PROVIDED DATA:
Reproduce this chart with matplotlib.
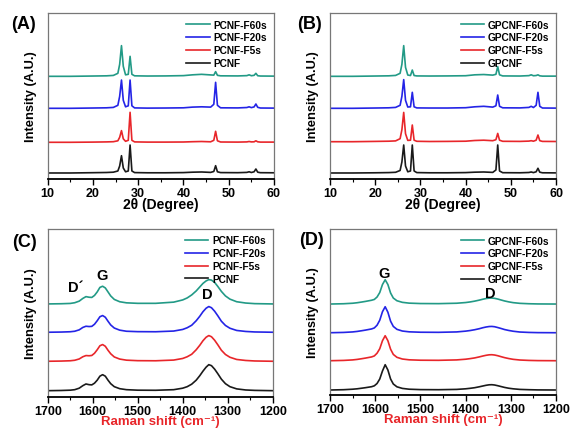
import numpy as np
import matplotlib
matplotlib.use("Agg")
import matplotlib.pyplot as plt

plt.rcParams['font.family'] = ['Liberation Sans', 'DejaVu Sans']
plt.rcParams['font.weight'] = 'bold'

# ---- XRD (panels A, B) ----
xrd_x = [10, 15, 20, 23, 24.5, 25.5, 25.9, 26.3, 26.7, 27.2, 27.8, 28.2, 28.6, 29.2,
         32, 36, 40, 42, 44, 46, 46.7, 47.1, 47.5, 48.2, 52, 54, 54.5, 55, 55.6, 56.0,
         56.4, 57, 60]

xrd_a = {
    'PCNF':      [0, 0, 0.3, 0.5, 0.8, 2, 7, 17.3, 5, 1.2, 2, 28, 2, 0.4,
                  0.2, 0.2, 0.4, 0.8, 1.0, 0.6, 1.5, 7.3, 1.2, 0.4, 0.3, 0.6, 1.2, 0.5, 1.2, 4,
                  0.8, 0.3, 0.2],
    'PCNF-F5s':  [0, 0, 0.2, 0.4, 0.6, 1.5, 5, 11.7, 3.5, 1.0, 2, 30, 2, 0.4,
                  0.2, 0.2, 0.3, 0.6, 0.8, 0.5, 2, 11, 1.5, 0.3, 0.2, 0.4, 0.8, 0.4, 0.5, 1.5,
                  0.5, 0.2, 0.2],
    'PCNF-F20s': [0, 0, 0.3, 0.5, 0.9, 3, 12, 28.3, 8, 1.5, 2.5, 28.3, 2.5, 0.4,
                  0.2, 0.3, 0.5, 1.2, 1.5, 1.2, 4, 26, 3, 0.5, 0.4, 0.8, 1.5, 0.7, 1.4, 4.3,
                  1.0, 0.3, 0.2],
    'PCNF-F60s': [0, 0, 0.3, 0.5, 0.9, 3, 12, 30.7, 10, 1.5, 2, 20, 2, 0.5,
                  0.3, 0.4, 0.7, 1.5, 2.0, 1.4, 1.2, 4.7, 1.0, 0.5, 0.4, 0.7, 1.5, 0.6, 1.0, 3,
                  0.6, 0.3, 0.2],
}

xrd_b = {
    'GPCNF':      [0, 0, 0.2, 0.4, 0.7, 2.5, 11, 28, 7, 1.2, 2, 28, 2, 0.4,
                   0.2, 0.2, 0.4, 0.8, 1.0, 0.6, 3, 28, 2, 0.3, 0.2, 0.5, 1.0, 0.4, 1.2, 4.7,
                   0.8, 0.2, 0.1],
    'GPCNF-F5s':  [0, 0, 0.3, 0.5, 0.8, 3, 12, 29.3, 8, 1.3, 1.5, 16.7, 1.5, 0.4,
                   0.2, 0.3, 0.5, 1.2, 1.5, 1.0, 2, 8.3, 1.5, 0.4, 0.3, 0.6, 1.0, 0.5, 1.5, 6.7,
                   1.0, 0.3, 0.2],
    'GPCNF-F20s': [0, 0, 0.3, 0.5, 0.9, 3, 12, 28.7, 8, 1.3, 1.5, 16, 1.5, 0.4,
                   0.3, 0.3, 0.6, 1.5, 2.0, 1.2, 2.5, 13.3, 2, 0.5, 0.4, 0.9, 2.0, 0.8, 3, 16,
                   2, 0.3, 0.2],
    'GPCNF-F60s': [0, 0, 0.3, 0.5, 0.9, 3, 12, 30.7, 9, 1.3, 0.8, 6.3, 0.8, 0.4,
                   0.3, 0.4, 0.6, 1.5, 1.8, 1.2, 2, 9.7, 1.5, 0.4, 0.3, 0.7, 1.5, 0.6, 0.8, 1.5,
                   0.5, 0.2, 0.2],
}
xrd_offsets_a = [6, 36.7, 70.7, 102.7]
xrd_offsets_b = [6, 37.3, 70.7, 102.7]

# ---- Raman (panels C, D) ----
raman_x = [1700, 1670, 1650, 1640, 1630, 1622, 1615, 1608, 1602, 1596, 1590, 1584, 1578,
           1572, 1566, 1560, 1552, 1540, 1525, 1500, 1460, 1420, 1400, 1390, 1380, 1370,
           1362, 1355, 1348, 1342, 1336, 1329, 1322, 1314, 1305, 1295, 1280, 1260, 1240, 1200]

raman_c = {
    'PCNF':      [0, 0.2, 0.5, 1.0, 2.5, 5, 6.7, 6.0, 5.8, 7.5, 10.5, 14.5, 16,
                  14.5, 10.5, 7, 4, 2, 1, 0.5, 0.4, 1.0, 2.5, 4, 6.5, 10.5,
                  15, 19.5, 23.5, 26, 25, 21.5, 17, 11.5, 7, 4, 1.8, 0.7, 0.3, 0],
    'PCNF-F5s':  [0, 0.2, 0.5, 1.0, 2.3, 4.5, 5.7, 5.5, 5.8, 8, 11.5, 15.5, 16.7,
                  15, 11, 7.5, 4.3, 2.2, 1.1, 0.6, 0.5, 1.2, 2.8, 4.5, 7, 11.5,
                  16, 20.5, 24, 25.7, 24.5, 21, 16.5, 11, 6.8, 4, 1.8, 0.8, 0.3, 0],
    'PCNF-F20s': [0, 0.2, 0.5, 1.0, 2.4, 4.8, 6.0, 5.7, 5.9, 8, 11.5, 15.5, 16.7,
                  15, 11, 7.3, 4.2, 2.1, 1.0, 0.6, 0.5, 1.2, 2.8, 4.5, 7, 11.5,
                  16, 20.5, 24, 25.7, 24.5, 21, 16.5, 11, 6.8, 4, 1.8, 0.8, 0.3, 0],
    'PCNF-F60s': [0, 0.2, 0.5, 1.2, 2.8, 5.5, 7.3, 6.7, 6.5, 8.5, 12, 16.5, 17.7,
                  16, 12, 8, 4.5, 2.2, 1.1, 0.6, 0.6, 1.8, 4, 6, 9, 13,
                  17, 20.5, 23, 24.3, 23.8, 21.5, 17.5, 12.5, 8, 4.8, 2.2, 0.9, 0.3, 0],
}
raman_d = {
    'GPCNF':      [0, 0.3, 0.8, 1.2, 1.8, 2.3, 2.8, 3.3, 4.2, 6.5, 11, 19, 25.3,
                   20, 11, 6, 3.2, 1.6, 0.8, 0.4, 0.3, 0.6, 1.2, 1.7, 2.3, 3.2,
                   4.0, 4.7, 5.2, 5.3, 5.0, 4.3, 3.5, 2.6, 1.8, 1.2, 0.6, 0.3, 0.1, 0],
    'GPCNF-F5s':  [0, 0.3, 0.8, 1.3, 2.0, 2.6, 3.2, 3.8, 4.8, 7.5, 12, 20, 25,
                   20, 11.5, 6.3, 3.4, 1.7, 0.9, 0.5, 0.4, 0.8, 1.5, 2.1, 2.8, 3.8,
                   4.7, 5.4, 5.9, 6.0, 5.7, 5.0, 4.1, 3.1, 2.2, 1.4, 0.7, 0.3, 0.1, 0],
    'GPCNF-F20s': [0, 0.3, 0.8, 1.3, 2.0, 2.6, 3.2, 3.8, 4.8, 7.5, 12.5, 21, 26,
                   20.5, 11.5, 6.3, 3.4, 1.7, 0.9, 0.5, 0.4, 0.8, 1.6, 2.2, 3.0, 4.0,
                   5.0, 5.7, 6.2, 6.3, 6.0, 5.2, 4.3, 3.2, 2.3, 1.5, 0.7, 0.3, 0.1, 0],
    'GPCNF-F60s': [0, 0.3, 0.8, 1.3, 2.0, 2.6, 3.2, 3.8, 4.6, 7, 11.5, 19.5, 24.3,
                   19.5, 11, 6, 3.3, 1.7, 0.9, 0.5, 0.4, 0.8, 1.5, 2.1, 2.9, 3.9,
                   4.8, 5.5, 5.9, 6.0, 5.7, 5.0, 4.1, 3.1, 2.2, 1.4, 0.7, 0.3, 0.1, 0],
}
raman_offsets_c = [6.3, 35.7, 64.7, 93]
raman_offsets_d = [5, 34.3, 62.3, 91]

colors = ['#1a1a1a', '#e8262a', '#2424e6', '#229a86']
fig = plt.figure(figsize=(5.7, 4.31), dpi=100)


def make_axes(rect, xlim, xticks, minor, ylim):
    ax = fig.add_axes(rect)
    ax.set_xlim(*xlim)
    ax.set_ylim(*ylim)
    ax.set_yticks([])
    ax.set_xticks(xticks)
    ax.set_xticks(minor, minor=True)
    ax.tick_params(axis='x', which='major', length=4, width=1, labelsize=9, pad=1.5)
    ax.tick_params(axis='x', which='minor', length=2.2, width=0.8)
    for s in ['top', 'left', 'right']:
        ax.spines[s].set_color('#777777')
        ax.spines[s].set_linewidth(0.9)
    ax.spines['bottom'].set_linewidth(1.3)
    for lab in ax.get_xticklabels():
        lab.set_fontweight('bold')
    ax.set_ylabel('Intensity (A.U.)', fontsize=9.3, fontweight='bold', labelpad=8)
    return ax


def draw(ax, x, series, offsets):
    names = list(series.keys())
    for name, off, c in zip(names, offsets, colors):
        ax.plot(x, np.array(series[name]) + off, color=c, lw=1.2, label=name)
    h, l = ax.get_legend_handles_labels()
    ax.legend(h[::-1], l[::-1], loc='upper right', frameon=False,
              handlelength=2.3, handletextpad=0.4, labelspacing=0.28,
              borderaxespad=0.25, prop={'weight': 'bold', 'size': 7.3})


xt = [10, 20, 30, 40, 50, 60]
xm = [15, 25, 35, 45, 55]
rt = [1700, 1600, 1500, 1400, 1300, 1200]
rm = [1650, 1550, 1450, 1350, 1250]

axA = make_axes([0.0837, 0.5824, 0.397, 0.385], (10, 60), xt, xm, (0, 166))
draw(axA, xrd_x, xrd_a, xrd_offsets_a)
axA.set_xlabel('2θ (Degree)', fontsize=10, fontweight='bold', labelpad=-1)

axB = make_axes([0.579, 0.5824, 0.3965, 0.385], (10, 60), xt, xm, (0, 166))
draw(axB, xrd_x, xrd_b, xrd_offsets_b)
axB.set_xlabel('2θ (Degree)', fontsize=10, fontweight='bold', labelpad=-1)

axC = make_axes([0.0837, 0.0766, 0.3947, 0.39], (1700, 1200), rt, rm, (0, 168))
draw(axC, raman_x, raman_c, raman_offsets_c)
axC.set_xlabel('Raman shift (cm⁻¹)', fontsize=9.5, fontweight='bold',
               color='#e8262a', labelpad=-1)
axC.text(1638, 110, 'D´', fontsize=10.5, fontweight='bold', ha='center', va='center')
axC.text(1580, 122, 'G', fontsize=10.5, fontweight='bold', ha='center', va='center')
axC.text(1345, 103, 'D', fontsize=10.5, fontweight='bold', ha='center', va='center')

axD = make_axes([0.579, 0.0812, 0.3965, 0.385], (1700, 1200), rt, rm, (0, 166))
draw(axD, raman_x, raman_d, raman_offsets_d)
axD.set_xlabel('Raman shift (cm⁻¹)', fontsize=9.5, fontweight='bold',
               color='#e8262a', labelpad=-1)
axD.text(1580, 122, 'G', fontsize=10.5, fontweight='bold', ha='center', va='center')
axD.text(1345, 102, 'D', fontsize=10.5, fontweight='bold', ha='center', va='center')

for lab, x, y in [('(A)', 0.02, 0.942), ('(B)', 0.522, 0.942),
                  ('(C)', 0.022, 0.438), ('(D)', 0.524, 0.443)]:
    fig.text(x, y, lab, fontsize=13, fontweight='bold', va='center')

fig.savefig('out.png', dpi=100)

TASK PROMPT:
Write out nothing but the lines from the start of the data through the line with "plt.rcParams['font.weight'] = 'bold'". Leave out the pictures.

EXERCISE SOLUTION:
Reproduce this chart with matplotlib.
import numpy as np
import matplotlib
matplotlib.use("Agg")
import matplotlib.pyplot as plt

plt.rcParams['font.family'] = ['Liberation Sans', 'DejaVu Sans']
plt.rcParams['font.weight'] = 'bold'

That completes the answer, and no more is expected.